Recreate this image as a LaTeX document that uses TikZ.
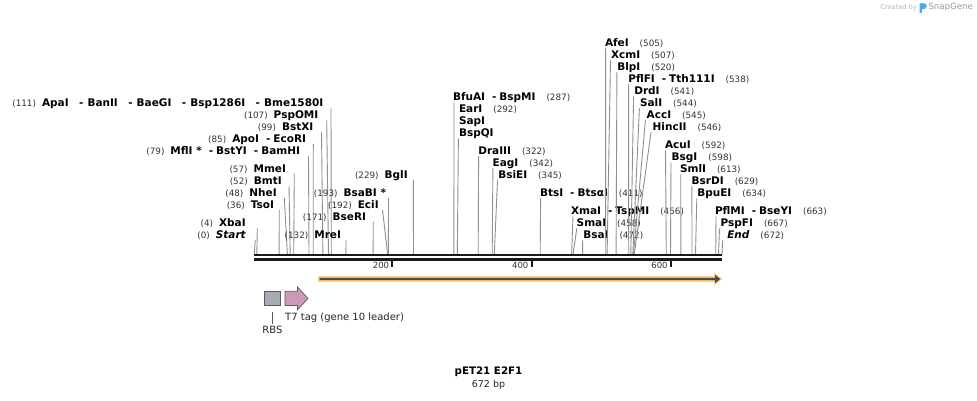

...

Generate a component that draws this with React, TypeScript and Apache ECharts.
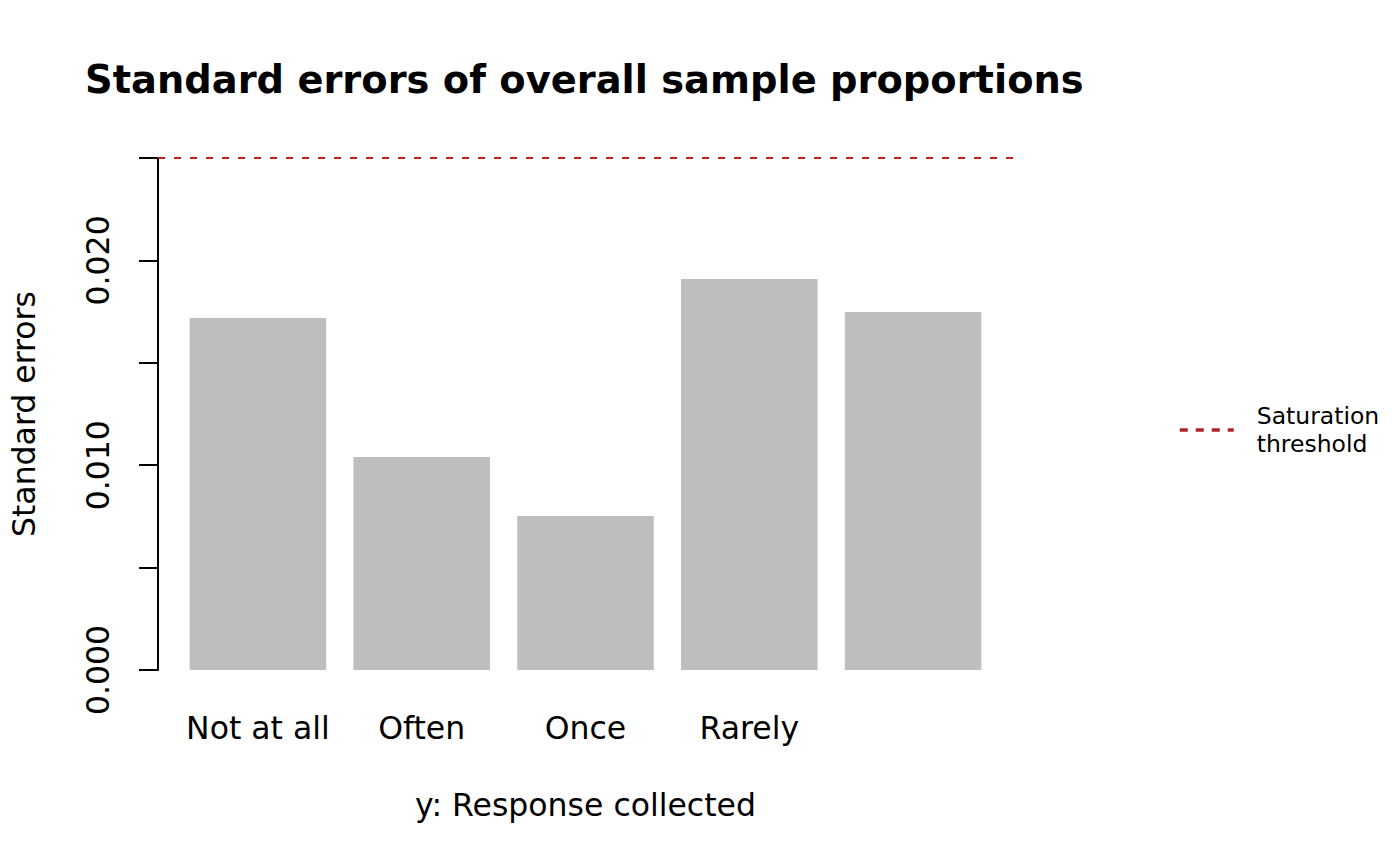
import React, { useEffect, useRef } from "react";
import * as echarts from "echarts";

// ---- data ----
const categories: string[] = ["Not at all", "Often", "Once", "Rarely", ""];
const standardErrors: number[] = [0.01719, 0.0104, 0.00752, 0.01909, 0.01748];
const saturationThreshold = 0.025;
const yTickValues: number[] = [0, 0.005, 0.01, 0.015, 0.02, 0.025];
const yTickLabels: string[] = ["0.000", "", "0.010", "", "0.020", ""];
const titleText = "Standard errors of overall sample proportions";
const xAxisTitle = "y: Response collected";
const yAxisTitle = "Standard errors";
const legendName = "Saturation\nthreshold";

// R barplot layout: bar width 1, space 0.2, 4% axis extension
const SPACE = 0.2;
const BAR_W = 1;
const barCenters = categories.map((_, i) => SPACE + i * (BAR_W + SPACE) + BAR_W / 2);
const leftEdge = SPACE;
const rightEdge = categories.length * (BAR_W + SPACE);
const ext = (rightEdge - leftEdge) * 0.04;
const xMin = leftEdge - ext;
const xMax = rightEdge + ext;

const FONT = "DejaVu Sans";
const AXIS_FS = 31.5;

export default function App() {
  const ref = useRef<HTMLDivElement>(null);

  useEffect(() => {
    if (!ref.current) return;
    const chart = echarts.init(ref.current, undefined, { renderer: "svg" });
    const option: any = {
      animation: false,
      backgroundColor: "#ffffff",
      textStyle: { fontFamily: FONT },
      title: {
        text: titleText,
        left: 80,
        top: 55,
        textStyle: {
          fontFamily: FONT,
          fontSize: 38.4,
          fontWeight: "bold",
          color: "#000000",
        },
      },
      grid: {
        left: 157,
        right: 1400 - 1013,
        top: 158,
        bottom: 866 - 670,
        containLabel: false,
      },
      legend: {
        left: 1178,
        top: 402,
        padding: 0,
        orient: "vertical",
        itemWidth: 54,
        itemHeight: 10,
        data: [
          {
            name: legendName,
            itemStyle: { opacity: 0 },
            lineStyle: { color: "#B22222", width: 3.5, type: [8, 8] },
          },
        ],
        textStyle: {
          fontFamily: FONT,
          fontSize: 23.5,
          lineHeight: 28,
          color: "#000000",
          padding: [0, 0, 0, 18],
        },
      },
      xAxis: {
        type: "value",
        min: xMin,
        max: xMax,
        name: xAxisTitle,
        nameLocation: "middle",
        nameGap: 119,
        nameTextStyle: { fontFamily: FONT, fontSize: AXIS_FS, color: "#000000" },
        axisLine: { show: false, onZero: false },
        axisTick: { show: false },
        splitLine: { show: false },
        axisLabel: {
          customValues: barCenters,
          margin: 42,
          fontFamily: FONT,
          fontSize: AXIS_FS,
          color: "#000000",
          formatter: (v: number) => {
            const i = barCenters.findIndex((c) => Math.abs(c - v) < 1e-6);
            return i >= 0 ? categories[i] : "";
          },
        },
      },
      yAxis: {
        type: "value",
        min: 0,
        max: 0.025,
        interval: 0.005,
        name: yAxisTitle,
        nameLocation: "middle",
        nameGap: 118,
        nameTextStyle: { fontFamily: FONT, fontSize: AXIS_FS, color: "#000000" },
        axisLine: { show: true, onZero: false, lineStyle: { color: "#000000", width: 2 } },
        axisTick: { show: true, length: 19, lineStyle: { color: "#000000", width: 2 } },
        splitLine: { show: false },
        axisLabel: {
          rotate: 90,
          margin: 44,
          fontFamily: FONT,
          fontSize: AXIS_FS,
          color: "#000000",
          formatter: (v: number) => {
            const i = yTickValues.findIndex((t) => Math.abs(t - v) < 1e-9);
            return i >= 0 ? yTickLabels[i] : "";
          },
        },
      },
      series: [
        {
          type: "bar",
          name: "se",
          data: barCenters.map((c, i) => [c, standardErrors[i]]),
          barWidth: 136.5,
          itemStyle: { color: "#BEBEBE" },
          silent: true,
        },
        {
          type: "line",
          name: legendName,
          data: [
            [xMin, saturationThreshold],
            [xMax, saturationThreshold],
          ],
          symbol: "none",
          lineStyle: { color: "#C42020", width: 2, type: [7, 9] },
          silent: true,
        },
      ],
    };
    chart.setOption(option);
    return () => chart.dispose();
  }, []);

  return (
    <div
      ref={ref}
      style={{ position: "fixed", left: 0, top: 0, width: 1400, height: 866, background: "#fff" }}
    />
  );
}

==

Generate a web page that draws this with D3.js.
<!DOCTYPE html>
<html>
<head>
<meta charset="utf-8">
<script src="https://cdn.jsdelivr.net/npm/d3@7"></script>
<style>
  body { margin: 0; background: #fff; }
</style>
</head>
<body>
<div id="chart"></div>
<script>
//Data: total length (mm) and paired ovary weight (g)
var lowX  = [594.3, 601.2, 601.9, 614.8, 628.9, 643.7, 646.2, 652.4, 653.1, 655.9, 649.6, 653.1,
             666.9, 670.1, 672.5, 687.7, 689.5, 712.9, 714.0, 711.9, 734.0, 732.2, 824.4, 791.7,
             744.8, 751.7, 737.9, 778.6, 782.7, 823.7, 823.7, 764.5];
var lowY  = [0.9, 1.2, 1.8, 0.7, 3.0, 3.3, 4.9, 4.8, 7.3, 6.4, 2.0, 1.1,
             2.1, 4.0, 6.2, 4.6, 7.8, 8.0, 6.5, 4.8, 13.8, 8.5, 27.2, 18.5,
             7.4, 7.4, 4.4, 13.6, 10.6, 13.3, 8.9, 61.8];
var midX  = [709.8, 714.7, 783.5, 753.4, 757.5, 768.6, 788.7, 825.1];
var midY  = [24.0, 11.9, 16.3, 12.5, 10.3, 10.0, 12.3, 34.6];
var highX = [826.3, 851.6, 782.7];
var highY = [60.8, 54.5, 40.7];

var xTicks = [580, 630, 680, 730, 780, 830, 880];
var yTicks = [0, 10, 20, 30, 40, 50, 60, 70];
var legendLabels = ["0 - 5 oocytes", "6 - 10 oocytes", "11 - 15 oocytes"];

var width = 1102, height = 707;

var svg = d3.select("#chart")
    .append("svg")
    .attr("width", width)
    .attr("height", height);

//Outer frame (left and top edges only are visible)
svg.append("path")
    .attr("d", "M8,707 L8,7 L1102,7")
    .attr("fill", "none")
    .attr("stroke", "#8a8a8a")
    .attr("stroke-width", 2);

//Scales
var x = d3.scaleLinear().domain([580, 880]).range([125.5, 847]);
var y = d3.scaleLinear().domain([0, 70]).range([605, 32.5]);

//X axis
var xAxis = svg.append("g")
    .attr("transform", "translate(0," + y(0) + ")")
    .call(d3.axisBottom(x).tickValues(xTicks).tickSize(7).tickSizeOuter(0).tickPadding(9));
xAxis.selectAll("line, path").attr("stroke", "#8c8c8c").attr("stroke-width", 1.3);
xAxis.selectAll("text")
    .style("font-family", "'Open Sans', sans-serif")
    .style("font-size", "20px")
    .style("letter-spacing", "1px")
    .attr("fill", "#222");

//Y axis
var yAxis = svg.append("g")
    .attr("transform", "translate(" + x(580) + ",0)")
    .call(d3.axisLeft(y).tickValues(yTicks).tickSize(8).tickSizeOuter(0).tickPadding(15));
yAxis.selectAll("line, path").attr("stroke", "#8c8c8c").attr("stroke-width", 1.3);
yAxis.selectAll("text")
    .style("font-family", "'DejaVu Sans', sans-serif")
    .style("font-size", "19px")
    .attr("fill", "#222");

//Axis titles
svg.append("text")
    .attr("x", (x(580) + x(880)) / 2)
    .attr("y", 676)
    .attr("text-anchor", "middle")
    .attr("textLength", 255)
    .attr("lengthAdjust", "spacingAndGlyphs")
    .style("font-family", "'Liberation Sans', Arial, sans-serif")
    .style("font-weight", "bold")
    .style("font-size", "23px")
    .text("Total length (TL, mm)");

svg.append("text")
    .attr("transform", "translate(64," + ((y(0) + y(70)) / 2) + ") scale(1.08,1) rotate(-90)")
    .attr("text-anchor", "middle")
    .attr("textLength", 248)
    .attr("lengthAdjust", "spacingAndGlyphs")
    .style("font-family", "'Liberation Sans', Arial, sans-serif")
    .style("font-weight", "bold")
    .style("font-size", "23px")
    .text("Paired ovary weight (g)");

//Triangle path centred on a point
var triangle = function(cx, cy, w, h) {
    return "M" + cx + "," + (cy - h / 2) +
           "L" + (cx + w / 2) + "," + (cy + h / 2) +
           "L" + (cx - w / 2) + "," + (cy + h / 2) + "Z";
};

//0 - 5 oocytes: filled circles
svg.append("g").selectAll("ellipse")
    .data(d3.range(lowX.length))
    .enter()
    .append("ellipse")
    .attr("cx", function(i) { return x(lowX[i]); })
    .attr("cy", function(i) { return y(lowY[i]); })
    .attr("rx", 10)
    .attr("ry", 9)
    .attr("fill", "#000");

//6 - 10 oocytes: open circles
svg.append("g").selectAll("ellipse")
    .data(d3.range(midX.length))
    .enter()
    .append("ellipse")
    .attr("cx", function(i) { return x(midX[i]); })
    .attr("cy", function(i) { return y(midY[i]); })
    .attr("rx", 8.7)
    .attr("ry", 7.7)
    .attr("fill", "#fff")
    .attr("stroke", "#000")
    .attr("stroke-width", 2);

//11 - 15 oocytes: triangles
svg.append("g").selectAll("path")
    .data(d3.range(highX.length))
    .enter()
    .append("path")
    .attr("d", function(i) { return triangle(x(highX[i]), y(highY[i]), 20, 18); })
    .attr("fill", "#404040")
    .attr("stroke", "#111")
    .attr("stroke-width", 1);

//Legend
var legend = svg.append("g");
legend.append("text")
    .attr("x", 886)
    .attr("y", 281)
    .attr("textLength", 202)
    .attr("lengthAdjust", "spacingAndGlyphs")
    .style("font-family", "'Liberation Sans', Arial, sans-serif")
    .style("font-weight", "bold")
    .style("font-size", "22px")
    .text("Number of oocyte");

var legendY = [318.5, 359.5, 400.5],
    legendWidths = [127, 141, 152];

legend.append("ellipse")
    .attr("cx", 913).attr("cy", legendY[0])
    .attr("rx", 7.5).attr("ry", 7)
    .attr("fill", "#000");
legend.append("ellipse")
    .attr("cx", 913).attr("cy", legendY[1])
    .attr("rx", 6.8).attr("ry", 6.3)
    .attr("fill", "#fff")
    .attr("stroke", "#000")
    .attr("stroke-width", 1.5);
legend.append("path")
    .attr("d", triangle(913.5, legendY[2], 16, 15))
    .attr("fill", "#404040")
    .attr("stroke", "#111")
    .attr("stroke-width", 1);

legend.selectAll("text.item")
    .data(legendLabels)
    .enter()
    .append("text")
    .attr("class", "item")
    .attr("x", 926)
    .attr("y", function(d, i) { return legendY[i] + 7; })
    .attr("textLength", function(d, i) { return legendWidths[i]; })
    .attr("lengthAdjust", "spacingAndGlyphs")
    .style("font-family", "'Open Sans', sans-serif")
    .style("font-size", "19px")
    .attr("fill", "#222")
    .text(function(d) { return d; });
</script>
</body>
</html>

Exercise instructions: Give again, exactly as written, only the lines that start at the one with "Generate a component" and end at the one with "import * as", both included. Skip any pictures.

Complete response:
Generate a component that draws this with React, TypeScript and Apache ECharts.
import React, { useEffect, useRef } from "react";
import * as echarts from "echarts";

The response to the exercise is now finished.